Random Write Final State
Random Write Final State

or
b. Do a partial erase of PAU 20 and move the new 1 MB from PAU35 to that location and maintain the same old map.

Random Write -- Final State
Random Write — Final State

SDCARDs might be using either one of the above two options, in the first case map information will be updated (VAU10->PAU20 modified to VAU10->PAU35) while the second case maintains the same map (VAU10 -> PAU20). Both the cases incur an overhead and this weighs heavily on the SDCARD write performance.

The above details alludes to the fact that an SDCARD tends to select an AU to which we write as the “active one”, so any writes to this ‘Active AU’ will have minimal overhead but as soon as we switch the write location outside of this ‘Active AU’ the map maintenance kicks in — essentially the garbage collection. Some of the class 10 cards can accommodate two active AUs and hence the overhead happens only during the above Step Three of the FAT file system write illustration given above, while the switch to the Step Two happens without a glitch.

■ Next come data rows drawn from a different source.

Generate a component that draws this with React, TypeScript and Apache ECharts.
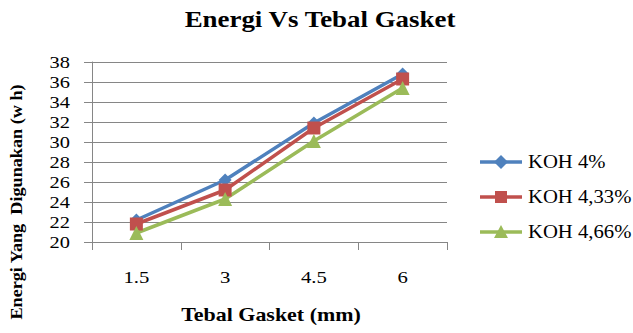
import React, { useEffect, useRef } from "react";
import * as echarts from "echarts";

const categories = ["1.5", "3", "4.5", "6"];
const yTickValues = [20, 22, 24, 26, 28, 30, 32, 34, 36, 38];
const koh4 = [22.2, 26.2, 31.9, 36.8];
const koh433 = [21.8, 25.2, 31.4, 36.3];
const koh466 = [20.9, 24.3, 30.1, 35.4];
const seriesNames = ["KOH 4%", "KOH 4,33%", "KOH 4,66%"];
const seriesColors = ["#4F81BD", "#C0504D", "#9BBB59"];

const FONT = "Liberation Serif";

export default function App() {
  const ref = useRef<HTMLDivElement>(null);
  useEffect(() => {
    const chart = echarts.init(ref.current!, null, { renderer: "svg" });
    const mk = (name: string, data: number[], color: string, symbol: string, size: number) => ({
      name,
      type: "line",
      data,
      symbol,
      symbolSize: size,
      showSymbol: true,
      lineStyle: { color, width: 3.5 },
      itemStyle: { color },
      z: 3,
    });
    chart.setOption({
      animation: false,
      grid: { left: 92, right: 186, top: 62, bottom: 91 },
      xAxis: {
        type: "category",
        data: categories,
        boundaryGap: true,
        axisLine: { lineStyle: { color: "#868686", width: 1 } },
        axisTick: { show: true, length: 8, alignWithLabel: false, lineStyle: { color: "#868686" } },
        axisLabel: { show: false },
        splitLine: { show: false },
      },
      yAxis: {
        type: "value",
        min: yTickValues[0],
        max: yTickValues[yTickValues.length - 1],
        interval: 2,
        axisLine: { show: true, lineStyle: { color: "#868686", width: 1 } },
        axisTick: { show: true, length: 8, lineStyle: { color: "#868686" } },
        axisLabel: { show: false },
        splitLine: { show: true, lineStyle: { color: "#868686", width: 1 } },
      },
      series: [
        mk(seriesNames[0], koh4, seriesColors[0], "diamond", 13),
        mk(seriesNames[1], koh433, seriesColors[1], "rect", 13),
        mk(seriesNames[2], koh466, seriesColors[2], "triangle", 14),
      ],
    });

    const g: any[] = [];
    // title and axis names
    g.push({
      type: "text", x: 320, y: 19, scaleX: 1.17,
      style: { text: "Energi Vs Tebal Gasket", fontFamily: FONT, fontWeight: "bold", fontSize: 23, fill: "#000", textAlign: "center", textVerticalAlign: "middle" },
    });
    g.push({
      type: "text", x: 16, y: 202, rotation: Math.PI / 2, scaleX: 1.07,
      style: { text: "Energi Yang  Digunakan (w h)", fontFamily: FONT, fontWeight: "bold", fontSize: 17, fill: "#000", textAlign: "center", textVerticalAlign: "middle" },
    });
    g.push({
      type: "text", x: 271, y: 315, scaleX: 1.22,
      style: { text: "Tebal Gasket (mm)", fontFamily: FONT, fontWeight: "bold", fontSize: 18, fill: "#000", textAlign: "center", textVerticalAlign: "middle" },
    });
    // y tick labels placed through the axis scale
    yTickValues.forEach((v) => {
      const py = chart.convertToPixel({ yAxisIndex: 0 }, v) as number;
      g.push({
        type: "text", x: 70, y: py, scaleX: 1.2,
        style: { text: String(v), fontFamily: FONT, fontSize: 17, fill: "#000", textAlign: "right", textVerticalAlign: "middle" },
      });
    });
    // x category labels placed through the axis scale
    categories.forEach((c, i) => {
      const px = chart.convertToPixel({ xAxisIndex: 0 }, i) as number;
      g.push({
        type: "text", x: px, y: 277, scaleX: 1.22,
        style: { text: c, fontFamily: FONT, fontSize: 17, fill: "#000", textAlign: "center", textVerticalAlign: "middle" },
      });
    });
    // legend
    seriesNames.forEach((name, i) => {
      const y = 162 + i * 35;
      const color = seriesColors[i];
      g.push({ type: "line", shape: { x1: 480, y1: y, x2: 522, y2: y }, style: { stroke: color, lineWidth: 3.5 } });
      if (i === 0) {
        g.push({ type: "polygon", shape: { points: [[501, y - 7], [508, y], [501, y + 7], [494, y]] }, style: { fill: color } });
      } else if (i === 1) {
        g.push({ type: "rect", shape: { x: 495, y: y - 6, width: 12, height: 12 }, style: { fill: color } });
      } else {
        g.push({ type: "polygon", shape: { points: [[501, y - 7], [508, y + 6], [494, y + 6]] }, style: { fill: color } });
      }
      g.push({
        type: "text", x: 528, y: y, scaleX: 1.15,
        style: { text: name, fontFamily: FONT, fontSize: 18, fill: "#000", textAlign: "left", textVerticalAlign: "middle" },
      });
    });
    chart.setOption({ graphic: g });
    return () => chart.dispose();
  }, []);
  return <div ref={ref} style={{ width: 633, height: 333, position: "absolute", left: 0, top: 0, background: "#fff" }} />;
}
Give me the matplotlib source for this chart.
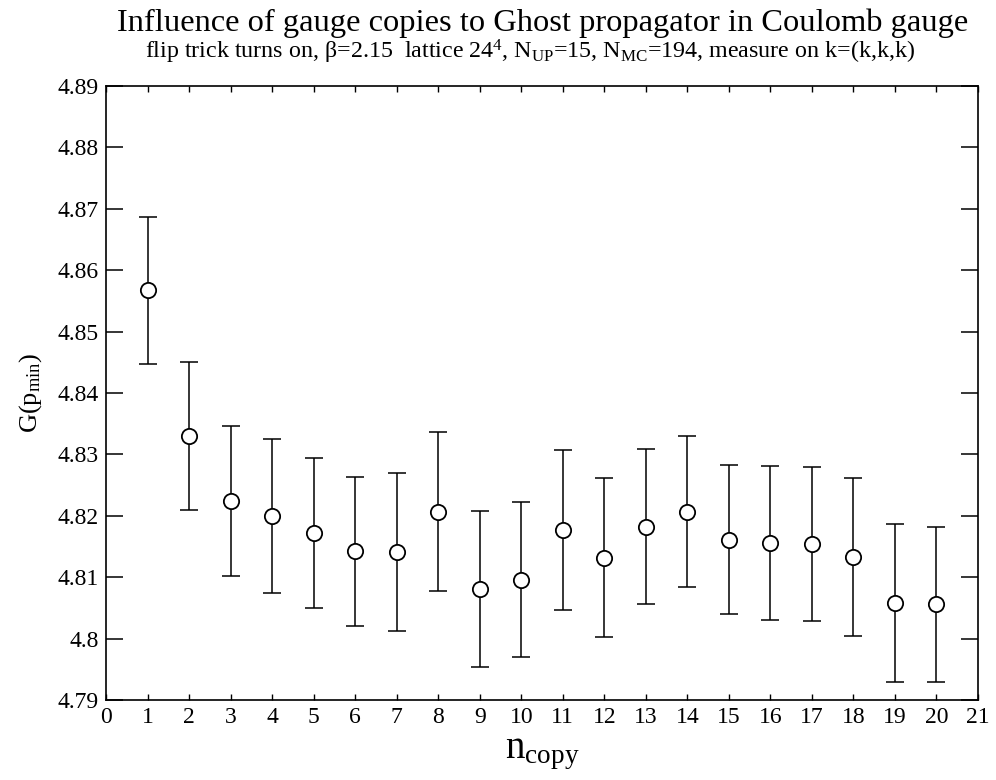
import matplotlib

matplotlib.use("Agg")
import matplotlib.pyplot as plt

# n_copy on the x axis, G(p_min) with error bars
n_copy = list(range(1, 21))
g_pmin = [4.8567, 4.8330, 4.8224, 4.8200, 4.8172, 4.8142, 4.8141, 4.8207,
          4.8081, 4.8096, 4.8177, 4.8132, 4.8182, 4.8207, 4.8161, 4.8156,
          4.8154, 4.8133, 4.8058, 4.8056]
g_err = [0.0119, 0.0120, 0.0122, 0.0125, 0.0122, 0.0121, 0.0128, 0.0130,
         0.0127, 0.0126, 0.0130, 0.0129, 0.0126, 0.0123, 0.0121, 0.0125,
         0.0126, 0.0128, 0.0128, 0.0126]
y_ticks = [4.79, 4.80, 4.81, 4.82, 4.83, 4.84, 4.85, 4.86, 4.87, 4.88, 4.89]

plt.rcParams["font.family"] = ["Liberation Serif", "DejaVu Serif"]
plt.rcParams["mathtext.fontset"] = "custom"
plt.rcParams["mathtext.rm"] = "Liberation Serif"
plt.rcParams["mathtext.it"] = "Liberation Serif:italic"

fig = plt.figure(figsize=(9.96, 7.8), dpi=100)
ax = fig.add_axes([106 / 996, 80 / 780, 872 / 996, 614 / 780])

ax.errorbar(n_copy, g_pmin, yerr=g_err, fmt="none", ecolor="black",
            elinewidth=1.1, capsize=6.5, capthick=1.1, zorder=2)
ax.plot(n_copy, g_pmin, linestyle="none", marker="o", markersize=11,
        markerfacecolor="white", markeredgecolor="black",
        markeredgewidth=1.3, zorder=3)

ax.set_xlim(0, 21)
ax.set_ylim(4.79, 4.89)
ax.set_xticks(range(0, 22))
ax.set_yticks(y_ticks)
ax.set_yticklabels([f"{v:g}" for v in y_ticks])
ax.tick_params(axis="x", direction="in", top=True, length=4, width=1,
               labelsize=17, pad=5)
ax.tick_params(axis="y", direction="in", right=True, length=12, width=1.1,
               labelsize=17, pad=5)
for s in ax.spines.values():
    s.set_linewidth(1.2)

ax.set_xlabel(r"n$_{\mathrm{copy}}$", fontsize=28, labelpad=5)
ax.set_ylabel(r"G(p$_{\mathrm{min}}$)", fontsize=19, labelpad=10)

fig.text(0.545, 1 - 31 / 780,
         "Influence of gauge copies to Ghost propagator in Coulomb gauge",
         ha="center", va="baseline", fontsize=23.4)
fig.text(530 / 996, 1 - 59 / 780,
         r"flip trick turns on, $\mathrm{\beta}$=2.15  lattice 24$^{4}$, "
         r"N$_{\mathrm{UP}}$=15, N$_{\mathrm{MC}}$=194, measure on k=(k,k,k)",
         ha="center", va="baseline", fontsize=17.3)

fig.savefig("out.png", dpi=100)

Y-Axis: Time in uSecs, X-Axis : Write Count
Y-Axis: Time in uSecs, X-Axis : Write Count

Above graph illustrates the write times for the following three use cases:

1. Interleaved writes switch across VAUs continuously, first 4K bytes are written to an address on VAU1, second 4K to an address on VAU2 and so on.
2. Random writes switch VAUs for every fifth write, so 4K writes happen to four locations within VAU1 before it moves to VAU2 and so on. Here the number of times we switch VAUs are less that the first case.
3. Streaming 4K write is contiguous, AU switch happens only after the previous one is completely written, so there is no merge overhead and the number of times we switch AUs are least here.

Block Associative Sector Translation

Locality of reference is integral for achieving optimal write throughput. Quite visible from the graph that writes are faster when its contiguous, while its far from optimal when they are done across AU boundaries. Most probably SD CARDs should be employing a variant of block associative sector translation.